When in trouble politically, governments have traditionally conjured up a foreign enemy to explain why things are going wrong.
Whatever one chooses to believe about the coronavirus, the fact is that it has resulted in considerable political backlash against a number of governments whose behavior has been perceived as either too extreme or too dilatory. Donald Trump’s White House has taken shots from both directions and the response to the disease has also been pilloried due to repeated gaffes by the president himself. The latest mis-spoke, now being framed by Trump’s press secretary as sarcasm, involved a presidential suggestion that one might consider injecting or imbibing disinfectant to treat the disease, either of which could easily prove lethal.

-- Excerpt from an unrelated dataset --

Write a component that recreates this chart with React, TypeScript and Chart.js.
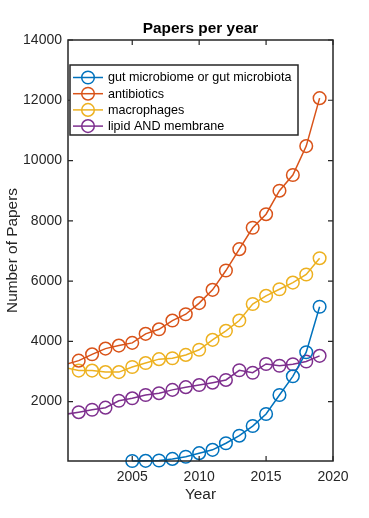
import React, { useEffect, useRef } from "react";
import { Chart, registerables } from "chart.js";

Chart.register(...registerables);

const years = [2000, 2001, 2002, 2003, 2004, 2005, 2006, 2007, 2008, 2009, 2010, 2011, 2012, 2013, 2014, 2015, 2016, 2017, 2018, 2019];
const gutMicrobiome = [null, null, null, null, null, 30, 35, 45, 100, 170, 290, 400, 620, 870, 1190, 1590, 2220, 2840, 3640, 5150];
const antibiotics = [3230, 3360, 3570, 3760, 3860, 3950, 4250, 4400, 4690, 4900, 5270, 5710, 6350, 7060, 7770, 8220, 9000, 9520, 10480, 12070];
const macrophages = [3130, 3030, 3030, 2980, 2980, 3150, 3280, 3410, 3440, 3550, 3720, 4050, 4350, 4690, 5240, 5510, 5730, 5950, 6220, 6760];
const lipidMembrane = [1580, 1650, 1730, 1800, 2030, 2110, 2220, 2280, 2390, 2480, 2550, 2630, 2720, 3040, 2960, 3250, 3190, 3240, 3330, 3520];

const seriesLabels = ["gut microbiome or gut microbiota", "antibiotics", "macrophages", "lipid AND membrane"];
const seriesColors = ["#0072BD", "#D95319", "#EDB120", "#7E2F8E"];
const xTicks = [2005, 2010, 2015, 2020];
const yTicks = [2000, 4000, 6000, 8000, 10000, 12000, 14000];
const titleText = "Papers per year";
const xTitle = "Year";
const yTitle = "Number of Papers";

const X_MIN = 2000.2;
const X_MAX = 2020;

const FONT = "'Liberation Sans', Arial, Helvetica, sans-serif";
const INK = "#262626";

const boxPlugin = {
  id: "matlabBox",
  afterDatasetsDraw(chart: any) {
    const { ctx, chartArea } = chart;
    const { left, right, top, bottom } = chartArea;
    const xs = chart.scales.x;
    const ys = chart.scales.y;
    ctx.save();
    ctx.strokeStyle = INK;
    ctx.lineWidth = 1.5;
    ctx.strokeRect(left, top, right - left, bottom - top);
    ctx.lineWidth = 1.2;
    const tl = 5;
    ctx.beginPath();
    xTicks.forEach((t) => {
      const px = xs.getPixelForValue(t);
      ctx.moveTo(px, bottom);
      ctx.lineTo(px, bottom - tl);
      ctx.moveTo(px, top);
      ctx.lineTo(px, top + tl);
    });
    yTicks.forEach((t) => {
      const py = ys.getPixelForValue(t);
      ctx.moveTo(left, py);
      ctx.lineTo(left + tl, py);
      ctx.moveTo(right, py);
      ctx.lineTo(right - tl, py);
    });
    ctx.stroke();

    // title
    ctx.fillStyle = "#000";
    ctx.font = `bold 15.4px ${FONT}`;
    ctx.textAlign = "center";
    ctx.textBaseline = "middle";
    ctx.fillText(titleText, (left + right) / 2, 29);

    // legend
    const lx = 70, ly = 65, lw = 228, lh = 70;
    ctx.fillStyle = "#fff";
    ctx.fillRect(lx, ly, lw, lh);
    ctx.strokeStyle = INK;
    ctx.lineWidth = 1.5;
    ctx.strokeRect(lx, ly, lw, lh);
    ctx.font = `12.6px ${FONT}`;
    ctx.textAlign = "left";
    const rows = [77.5, 93.7, 109.9, 126.1];
    chart.data.datasets.forEach((ds: any, i: number) => {
      const y = rows[i];
      ctx.strokeStyle = ds.borderColor;
      ctx.lineWidth = 1.5;
      ctx.beginPath();
      ctx.moveTo(73, y);
      ctx.lineTo(103, y);
      ctx.stroke();
      ctx.beginPath();
      ctx.arc(88, y, 6.3, 0, Math.PI * 2);
      ctx.stroke();
      ctx.fillStyle = "#000";
      ctx.fillText(ds.label, 108, y + 0.5);
    });
    ctx.restore();
  },
};

export default function App() {
  const ref = useRef<HTMLCanvasElement | null>(null);
  useEffect(() => {
    if (!ref.current) return;
    const mk = (label: string, data: (number | null)[], color: string) => ({
      label,
      data: years.map((y, i) => ({ x: y, y: data[i] })),
      borderColor: color,
      backgroundColor: "transparent",
      borderWidth: 1.5,
      pointRadius: (c: any) => (c.raw && c.raw.x < X_MIN ? 0 : 6.3),
      pointHoverRadius: 6.3,
      pointBorderWidth: 1.5,
      pointBackgroundColor: "transparent",
      pointBorderColor: color,
      tension: 0,
      spanGaps: false,
      clip: { left: 0, top: false, right: false, bottom: false },
    });
    const chart = new Chart(ref.current, {
      type: "line",
      data: {
        datasets: [
          mk(seriesLabels[0], gutMicrobiome, seriesColors[0]),
          mk(seriesLabels[1], antibiotics, seriesColors[1]),
          mk(seriesLabels[2], macrophages, seriesColors[2]),
          mk(seriesLabels[3], lipidMembrane, seriesColors[3]),
        ] as any,
      },
      options: {
        animation: false,
        responsive: false,
        devicePixelRatio: 1,
        layout: { padding: { top: 40, right: 36, left: 0, bottom: 0 } },
        plugins: { legend: { display: false }, title: { display: false }, tooltip: { enabled: false } },
        scales: {
          x: {
            type: "linear",
            min: X_MIN,
            max: X_MAX,
            afterBuildTicks: (s: any) => {
              s.ticks = xTicks.map((v) => ({ value: v }));
            },
            afterFit: (s: any) => {
              s.height = 57;
            },
            grid: { display: false, drawTicks: false },
            border: { display: false },
            ticks: {
              color: INK,
              font: { family: FONT, size: 14 },
              padding: 8,
              maxRotation: 0,
              callback: (v: any) => String(v),
            },
            title: {
              display: true,
              text: xTitle,
              color: INK,
              font: { family: FONT, size: 15.4 },
              padding: { top: 0, bottom: 14 },
            },
          },
          y: {
            type: "linear",
            min: 30,
            max: 14000,
            afterBuildTicks: (s: any) => {
              s.ticks = yTicks.map((v) => ({ value: v }));
            },
            afterFit: (s: any) => {
              s.width = 68;
            },
            grid: { display: false, drawTicks: false },
            border: { display: false },
            ticks: {
              color: INK,
              font: { family: FONT, size: 14 },
              padding: 6,
              callback: (v: any) => String(v),
            },
            title: {
              display: true,
              text: yTitle,
              color: INK,
              font: { family: FONT, size: 15.4 },
              padding: { top: 4, bottom: 0 },
            },
          },
        },
      },
      plugins: [boxPlugin],
    });
    return () => chart.destroy();
  }, []);
  return (
    <div style={{ position: "fixed", left: 0, top: 0, width: 369, height: 518, background: "#fff" }}>
      <canvas ref={ref} width={369} height={518} style={{ display: "block" }} />
    </div>
  );
}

So, the administration is desperate to change the narrative and has decided to hit on the old expedient, namely seeking out a foreign enemy to distract from what is going on in the nation’s hospitals. The tale of malevolent foreigners has been picked up by a number of mainstream media outlets and has proven especially titillating because there is not just one bad guy, but instead at least four: China, Russia, North Korea and Iran.
The accepted narrative is that America’s enemies are now taking advantage of a moment of weakness due to the lockdown response to the coronavirus and have stepped up their attacks, both physical and metaphorical, on the Exceptional Nation Under God.

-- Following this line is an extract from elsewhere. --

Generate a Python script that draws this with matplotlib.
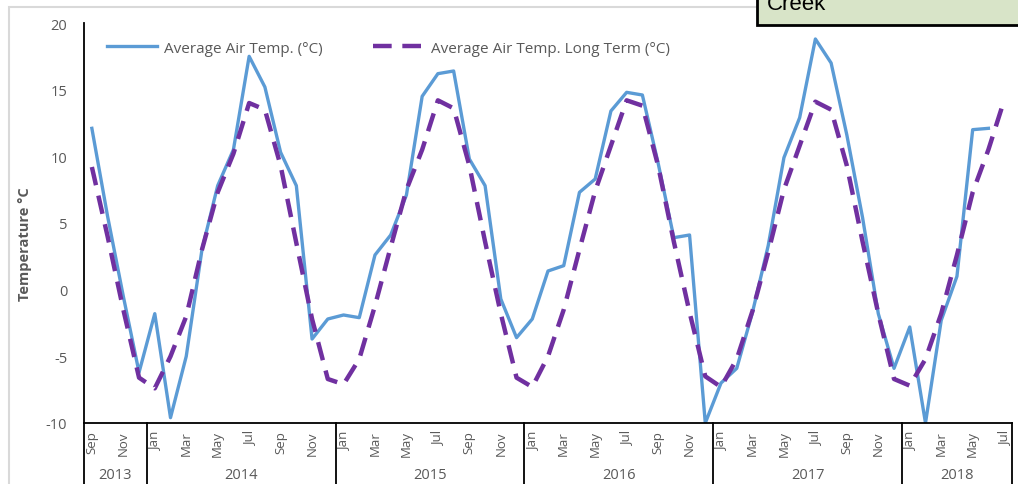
#Average air temperature vs long term average, Sep 2013 - Jul 2018

import matplotlib.pyplot as plt
from matplotlib.patches import Rectangle

plt.rcParams['font.family'] = ['Open Sans', 'DejaVu Sans']
plt.rcParams['axes.unicode_minus'] = False

#Month labels (only every second month is written on the axis)
måneder = ["Sep", "Oct", "Nov", "Dec"] + ["Jan", "Feb", "Mar", "Apr", "May", "Jun",
                                          "Jul", "Aug", "Sep", "Oct", "Nov", "Dec"] * 4 \
          + ["Jan", "Feb", "Mar", "Apr", "May", "Jun", "Jul"]
år = ["2013", "2014", "2015", "2016", "2017", "2018"]
måneder_per_år = [4, 12, 12, 12, 12, 7]

#Average air temp (°C), Sep 2013 - Jun 2018
snitt_temp = [12.1, 5.5, -0.5, -6.2,
              -1.8, -9.6, -5.0, 3.0, 7.8, 10.5, 17.5, 15.2, 10.3, 7.8, -3.7, -2.2,
              -1.9, -2.1, 2.6, 4.1, 7.1, 14.5, 16.2, 16.4, 9.8, 7.8, -0.7, -3.6,
              -2.2, 1.4, 1.8, 7.3, 8.3, 13.4, 14.8, 14.6, 9.5, 3.9, 4.1, -10.0,
              -7.0, -5.9, -1.7, 3.3, 9.9, 12.9, 18.8, 17.0, 11.6, 5.4, -1.8, -5.9,
              -2.8, -10.0, -2.3, 1.0, 12.0, 12.1]

#Long term average air temp (°C), Sep 2013 - Jul 2018
langtid_temp = [9.2, 4.0, -1.5, -6.6,
                -7.4, -5.0, -2.0, 3.0, 7.3, 10.2, 14.0, 13.5, 9.3, 3.5, -2.2, -6.7,
                -7.1, -5.2, -1.2, 3.2, 7.5, 10.5, 14.2, 13.6, 9.3, 3.6, -1.8, -6.6,
                -7.3, -5.0, -1.5, 3.0, 7.4, 10.8, 14.2, 13.8, 9.3, 3.6, -1.7, -6.5,
                -7.3, -5.2, -1.6, 2.8, 7.5, 10.8, 14.1, 13.5, 9.3, 3.6, -1.8, -6.7,
                -7.2, -5.2, -1.8, 2.6, 7.3, 10.5, 14.2]

grå = "#595959"

fig = plt.figure(figsize=(10.18, 4.85), dpi=100)
ax = fig.add_axes([84 / 1018, 61 / 485, 928 / 1018, 400 / 485])

x_snitt = [i + 0.5 for i in range(len(snitt_temp))]
x_langtid = [i + 0.5 for i in range(len(langtid_temp))]

ax.plot(x_snitt, snitt_temp, color="#5b9bd5", lw=2.4, label="Average Air Temp. (°C)")
ax.plot(x_langtid, langtid_temp, color="#7030a0", lw=3.2, dashes=(4.2, 2.4),
        label="Average Air Temp. Long Term (°C)")

ax.set_xlim(0, len(måneder))
ax.set_ylim(-10, 20)
ax.set_yticks([-10, -5, 0, 5, 10, 15, 20])
ax.tick_params(axis="y", length=0, pad=12, labelsize=10.5, labelcolor=grå)
ax.set_xticks([])
ax.set_ylabel("Temperature °C", color=grå, fontsize=10.5, fontweight="bold")
ax.yaxis.set_label_coords(-0.056, 0.45)

for side in ["top", "right"]:
    ax.spines[side].set_visible(False)
ax.spines["left"].set_linewidth(1.3)
ax.spines["bottom"].set_linewidth(1.3)
ax.spines["left"].set_color("black")
ax.spines["bottom"].set_color("black")

#Month labels and year groups under the axis
trans = ax.get_xaxis_transform()
for i, m in enumerate(måneder):
    if i % 2 == 0:
        ax.text(i + 0.5, -0.018, m, transform=trans, rotation=90, ha="center", va="top",
                fontsize=9.5, color=grå)

start = 0
grenser = [0]
for navn, n in zip(år, måneder_per_år):
    ax.text(start + n / 2, -0.128, navn, transform=trans, ha="center", va="center",
            fontsize=10.5, color=grå)
    start += n
    grenser.append(start)
for g in grenser:
    ax.plot([g, g], [0, -0.16], transform=trans, color="black", lw=1.3, clip_on=False)

ax.legend(loc="upper left", bbox_to_anchor=(0.01, 0.99), ncol=2, frameon=False,
          fontsize=11, labelcolor=grå, handlelength=3.3, columnspacing=3.3,
          handletextpad=0.45)

#Outer chart border and the title box that is cut off at the top
fig.patches.append(Rectangle((9 / 1018, -0.1), 1.2, (485 - 8) / 485 + 0.1,
                             transform=fig.transFigure, fill=False,
                             edgecolor="#d9d9d9", lw=1.5))
fig.patches.append(Rectangle((757 / 1018, 459 / 485), 0.3, 0.1,
                             transform=fig.transFigure, facecolor="#d8e4c8",
                             edgecolor="black", lw=2, zorder=5))
fig.text(767 / 1018, 481 / 485, "Creek", fontsize=16, color="black", va="center",
         family=["Liberation Sans", "DejaVu Sans"], zorder=6)

fig.savefig("out.png", dpi=100)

The most recent claim that the United States is being targeted involves an incident in mid-April during which a swarm of Iranian gunboats allegedly harassed a group of American warships conducting a training exercise in the Persian Gulf by crossing the bows and sterns of the U.S. vessels at close range. The maneuvers were described by the Navy as “unsafe and unprofessional” but the tiny speedboats in no way threatened the much larger warships (note the photo in the link which illustrates the disparity in size between the two vessels).
Donald Trump characteristically responded to the incident with a tweet last Wednesday: “I have instructed the United States Navy to shoot down and destroy any and all Iranian gunboats if they harass our ships at sea.” Although no context was provided, the president commands the armed forces and the tweet essentially defined the rules of engagement, meaning that it would be up to the ships’ commanders to determine whether or not they are being harassed. If so, the would be able to open fire and destroy the Iranian boats. Of course, there might be a physical problem in “shooting down” a gunboat that is in the water rather than in the air.
In the Mediterranean the threat against the U.S. consisted of two Russian jet fighters flying close to a Navy P8-A submarine surveillance plane. The Russian fighters were scrambled from Hmeymim air base in Syria after the U.S. aircraft approached Syrian airspace and Russian military facilities. One of the fighters, a SU-35 carried out an “unsafe” maneuver when it flew upside down at high-speed 25 feet in front of the Navy plane.
Also in mid-April, North Korea meanwhile fired cruise missiles into the Sea of Japan amidst rumors that its head of state Kim Jong Un might be dead or dying after major surgery. President Trump was unconcerned about the missiles and also commented that he had received a “nice note” from the North Korean leader.
Wars and rumors of wars notwithstanding, China continues to be the principal target for Democrats and Republicans alike on Capitol Hill. GOP congressmen are reportedly urging sanctions against China while there are already a number of coronavirus lawsuits targeting Chinese assets in U.S. courts, at least one of which has a trillion dollar price tag. Theories about the deliberate weaponization of the Wuhan virus abound and they are also mixed in with stories of how Beijing unleashed the weapons and is now engaged in Russia style social media intervention to promote the notion that the United States has proven incapable of handling what has become a major medical emergency. However, those who are pushing the idea that the Chinese communist party has declared war by other means fail to explain why the government in Beijing is so keen on destroying its largest export market. If the U.S. economy goes down a large part of the Chinese economy will go with it, particularly if China’s second largest export market Europe is also suffering.
The craziness of what is going on in the context of the disruption caused by the coronavirus has apparently increased the normal paranoia level at the top levels of the U.S. government. Pentagon plans to fight a war with Russia and China simultaneously, first mooted in 2018, are still a work in progress in spite of the fact that Washington has fewer cards to play currently than it did two years ago. The economy is down and prospects for recovery are speculative at best, but the war machine rolls on. Many Americans tired of the perpetual warfare are hoping that the virus aftermath will include demands for a genuine national health system that will perforce gut the Pentagon budget, leading to an eventual withdrawal from empire.
In spite of the hysteria, it is important to note that no Americans have been killed or injured as a result of recent Iranian, Russian, Chinese and North Korean actions. When you station ships and planes close to or even on the borders of countries that you have labeled as enemies it would be reasonable to expect that there will be pushback. And as for taking advantage of the virus, it is the United States that has suggested that it would do so in the cases of Iran and Venezuela, exerting “maximum pressure” on both countries in their times of troubles to bring about regime change.
If those countries that are accustomed to being regularly targeted by the United States are taking advantage of an opportunity to diminish America’s ability to intervene globally, no one should be surprised, but it is a fantasy to make the hysterical claim that the United States has now become the victim of some kind of vast international conspiracy.